JENNIFER’S BODY directed by Karyn Kusama, written by Diablo Cody, with Megan Fox, Amanda Seyfried, Johnny Simmons and Adam Brody. A 20th Century Fox release. 103 minutes. Opens Friday (September 18). For venues, times, and trailers, see Movies.
This is how film festivals work: one day I’m at the Park Hyatt talking to Jason Reitman in his capacity as a producer of Jennifer’s Body two days later I’m at the Four Seasons talking to him about his own movie, Up In The Air, his eagerly anticipated follow-up to Juno. Which was written by Diablo Cody, who then wrote Jennifer’s Body, which Reitman set up at Fox with Karyn Kusama directing.
When I have my first conversation with Reitman, it’s the day after Jennifer’s premiere at TIFF, and he’s still pretty jazzed about it.
“It played great,” Reitman says. “It played like a rock concert. But we’re the opening Midnight film – that’s going to be a good time no matter what.”
For reference, Up In The Air is the movie where George Clooney plays a corporate terminator who lives in a bubble of airports and hotels. Jennifer’s Body is the one where mean girl Megan Fox gets all demonic, forcing nerdy Amanda Seyfried to try to stop her. One is being positioned as a serious Oscar contender the other is a horror movie in which Fox eats teenage boys.
“There are only so many movies you can direct,” he explains. “And yet there are movies that I want to make sure make it to the screen in as honest a way as possible. So when I look at a Jennifer’s Body, I think: I love Diablo. I love the screenplay. I’m going to be directing Up In The Air there’s no chance I’ll get to direct Jennifer’s Body. So I’m going to make sure Jennifer’s Body gets to the screen without being fucked with. And I’ve developed a certain amount of leverage that allows me to protect Diablo – protect Karyn, protect these actors – so they get to make the right movie. And that’s the gig.”

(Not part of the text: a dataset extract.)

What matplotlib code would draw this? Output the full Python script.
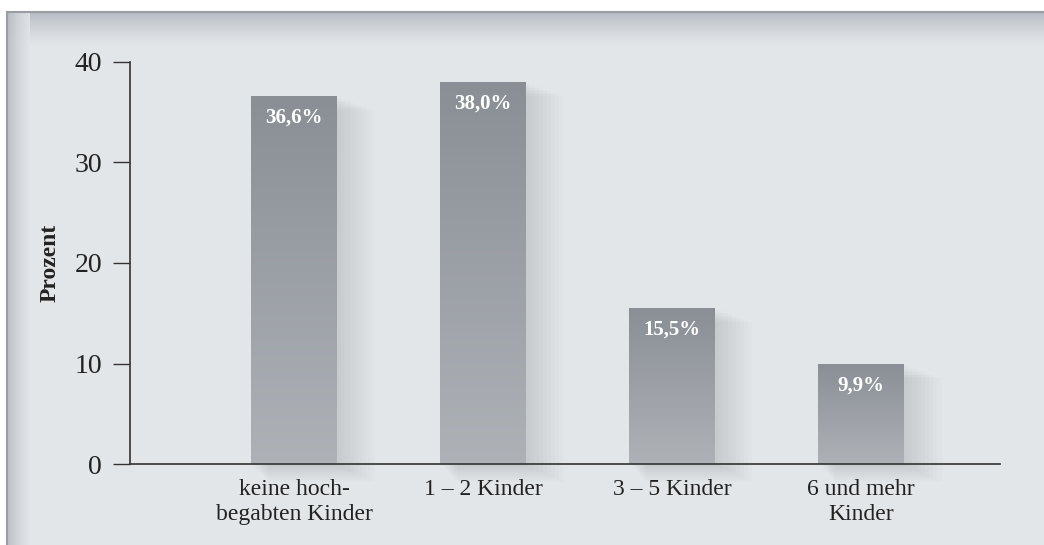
import numpy as np
import matplotlib.pyplot as plt
from matplotlib.patches import Rectangle

plt.rcParams['font.family'] = ['Liberation Serif', 'DejaVu Serif']

categories = ["keine hoch-\nbegabten Kinder", "1 – 2 Kinder", "3 – 5 Kinder", "6 und mehr\nKinder"]
values = [36.6, 38.0, 15.5, 9.9]
value_labels = ["36,6%", "38,0%", "15,5%", "9,9%"]
y_ticks = [0, 10, 20, 30, 40]

W, H = 1044, 545
fig = plt.figure(figsize=(W / 100, H / 100), dpi=100)
fig.patch.set_facecolor("white")

# background panel with shaded top/left edge
bg = fig.add_axes([0, 0, 1, 1])
bg.set_xlim(0, W)
bg.set_ylim(H, 0)
bg.axis("off")
bg.add_patch(Rectangle((7, 12), W, H, facecolor="#e3e6e9", edgecolor="none"))
c0 = np.array([0.70, 0.72, 0.75])
c1 = np.array([0.89, 0.90, 0.91])
top = np.linspace(0, 1, 64).reshape(-1, 1)
grad_top = c0 + (c1 - c0) * top[..., None] ** 0.7
bg.imshow(grad_top, extent=(7, W, 45, 12), aspect="auto", zorder=1)
left = np.linspace(0, 1, 64).reshape(1, -1)
grad_left = c0 + (c1 - c0) * left[..., None] ** 0.7
bg.imshow(grad_left, extent=(7, 30, H, 12), aspect="auto", zorder=1, alpha=0.9)
bg.plot([7, W], [12, 12], color="#9a9ea3", lw=1.5, zorder=2)
bg.plot([7, 7], [12, H], color="#9a9ea3", lw=1.5, zorder=2)

ax = fig.add_axes([130 / W, (H - 464) / H, 870 / W, (464 - 62) / H])
ax.patch.set_alpha(0)
x = np.arange(len(categories))
width = 0.455

grad = np.linspace(0, 1, 100).reshape(-1, 1)
ctop = np.array([0x8a, 0x8f, 0x96]) / 255
cbot = np.array([0xae, 0xb2, 0xb7]) / 255
bar_img = ctop + (cbot - ctop) * grad[..., None]

for xi, v, lab in zip(x, values, value_labels):
    # soft shadow
    for k in range(1, 10):
        ax.add_patch(Rectangle((xi - width / 2 + 0.01 * k, -0.2 * k), width + 0.012 * k, v + 0.05 * k,
                               facecolor="#6a7078", alpha=0.022, edgecolor="none", zorder=1,
                               clip_on=False))
    ax.imshow(bar_img, extent=(xi - width / 2, xi + width / 2, 0, v), aspect="auto", zorder=2)
    ax.text(xi, v - 1.1, lab, ha="center", va="top", color="white", fontsize=15,
            fontweight="bold", zorder=3)

ax.set_xlim(-0.868, 3.735)
ax.set_ylim(0, 40)
ax.set_yticks(y_ticks)
ax.set_yticklabels([str(t) for t in y_ticks])
ax.set_xticks(x)
ax.set_xticklabels(categories, linespacing=1.25)
ax.tick_params(axis="x", length=0, labelsize=17, pad=11, colors="#222222")
ax.tick_params(axis="y", length=12, width=1, labelsize=20, pad=8, colors="#333333",
               labelcolor="#222222")
for s in ["top", "right"]:
    ax.spines[s].set_visible(False)
for s in ["left", "bottom"]:
    ax.spines[s].set_color("#333333")
    ax.spines[s].set_linewidth(1.2)
ax.set_ylabel("Prozent", fontsize=17, fontweight="bold", labelpad=10, color="#222222")

fig.savefig("out.png", dpi=100)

The film’s marriage of humour and horror is a little wobbly – particularly in the scenes built around Cody’s trademark slang ‘n’ snark dialogue – but the playful menace in the key horror sequences makes Jennifer’s Body an interesting throwback to landmark genre films like An American Werewolf In London.
“The 80s horror film was a cue for all of us,” Reitman explains. “We’re all around the same age, and we all grew up on those movies. Because of that, we all knew, ‘Okay, fuck Hostel, we’re going back to the horror films that mean something to us, that have interesting characters.’ We had a few conversations about that and Diablo was off to the races.”
The next time we meet, Jennifer’s Body feels like a distant memory, and everyone’s talking about Up In The Air’s mounting Oscar buzz. Reitman plays it down, much more interested in George Clooney’s ability to fit a 45-second speech into a 30-second tram ride.
“He makes me look good,” he says. “He makes me a better director. George Clooney is one of the last great men, and I know people say the same fuckin’ thing about him every time, but it’s the absolute truth. All I have is good things to say about him.”
Before the fest ends, we may yet see each other again his name’s also on the credits of a third film at TIFF, Atom Egoyan’s Chloe, which he produced with his father, Ivan.
“It’s the accessible Atom Egoyan film we’ve all been waiting for,” he says.